*Supplied data*.
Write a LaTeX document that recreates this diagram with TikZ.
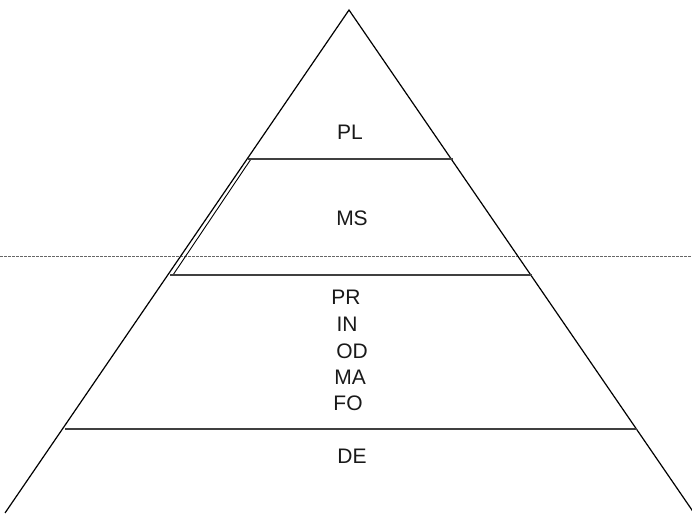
\documentclass[tikz,border=0pt]{standalone}
\usepackage{fontspec}
\setmainfont{Liberation Sans}
\begin{document}
\begin{tikzpicture}[x=1pt,y=1pt,
  edge/.style={black,line width=1.2pt},
  level/.style={black!75,line width=1.1pt},
  guide/.style={black!60,line width=0.9pt,dash pattern=on 3pt off 1pt},
  lab/.style={font=\fontsize{21}{24}\selectfont,text=black!90,inner sep=0pt}]
\useasboundingbox (0,0) rectangle (692,513);
\coordinate (apex) at (349,503);
\coordinate (bl) at (5,0);
\coordinate (br) at (694,0);
\coordinate (g1) at (0,257);
\coordinate (g2) at (692,257);
\coordinate (l1a) at (248,354);
\coordinate (l1b) at (453,354);
\coordinate (l2a) at (170,238);
\coordinate (l2b) at (532,238);
\coordinate (l3a) at (65,84);
\coordinate (l3b) at (637,84);
\coordinate (d1) at (251,354);
\coordinate (d2) at (173,238);
\draw[guide] (g1) -- (g2);
\draw[edge] (bl) -- (apex) -- (br);
\draw[edge,line width=0.9pt] (d1) -- (d2);
\draw[level] (l1a) -- (l1b);
\draw[level] (l2a) -- (l2b);
\draw[level] (l3a) -- (l3b);
\node[lab] (pl) at (350,381) {PL};
\node[lab] (ms) at (352,295) {MS};
\node[lab] (pr) at (346,216) {PR};
\node[lab] (in) at (347,189) {IN};
\node[lab] (od) at (352,162) {OD};
\node[lab] (ma) at (350,136) {MA};
\node[lab] (fo) at (348,110) {FO};
\node[lab] (de) at (352,57) {DE};
\end{tikzpicture}
\end{document}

*Task to complete*.
Return the listing above in full and without alteration, excluding its pictures.

*Solved problem*.
Write a LaTeX document that recreates this diagram with TikZ.
\documentclass[tikz,border=0pt]{standalone}
\usepackage{fontspec}
\setmainfont{Liberation Sans}
\begin{document}
\begin{tikzpicture}[x=1pt,y=1pt,
  edge/.style={black,line width=1.2pt},
  level/.style={black!75,line width=1.1pt},
  guide/.style={black!60,line width=0.9pt,dash pattern=on 3pt off 1pt},
  lab/.style={font=\fontsize{21}{24}\selectfont,text=black!90,inner sep=0pt}]
\useasboundingbox (0,0) rectangle (692,513);
\coordinate (apex) at (349,503);
\coordinate (bl) at (5,0);
\coordinate (br) at (694,0);
\coordinate (g1) at (0,257);
\coordinate (g2) at (692,257);
\coordinate (l1a) at (248,354);
\coordinate (l1b) at (453,354);
\coordinate (l2a) at (170,238);
\coordinate (l2b) at (532,238);
\coordinate (l3a) at (65,84);
\coordinate (l3b) at (637,84);
\coordinate (d1) at (251,354);
\coordinate (d2) at (173,238);
\draw[guide] (g1) -- (g2);
\draw[edge] (bl) -- (apex) -- (br);
\draw[edge,line width=0.9pt] (d1) -- (d2);
\draw[level] (l1a) -- (l1b);
\draw[level] (l2a) -- (l2b);
\draw[level] (l3a) -- (l3b);
\node[lab] (pl) at (350,381) {PL};
\node[lab] (ms) at (352,295) {MS};
\node[lab] (pr) at (346,216) {PR};
\node[lab] (in) at (347,189) {IN};
\node[lab] (od) at (352,162) {OD};
\node[lab] (ma) at (350,136) {MA};
\node[lab] (fo) at (348,110) {FO};
\node[lab] (de) at (352,57) {DE};
\end{tikzpicture}
\end{document}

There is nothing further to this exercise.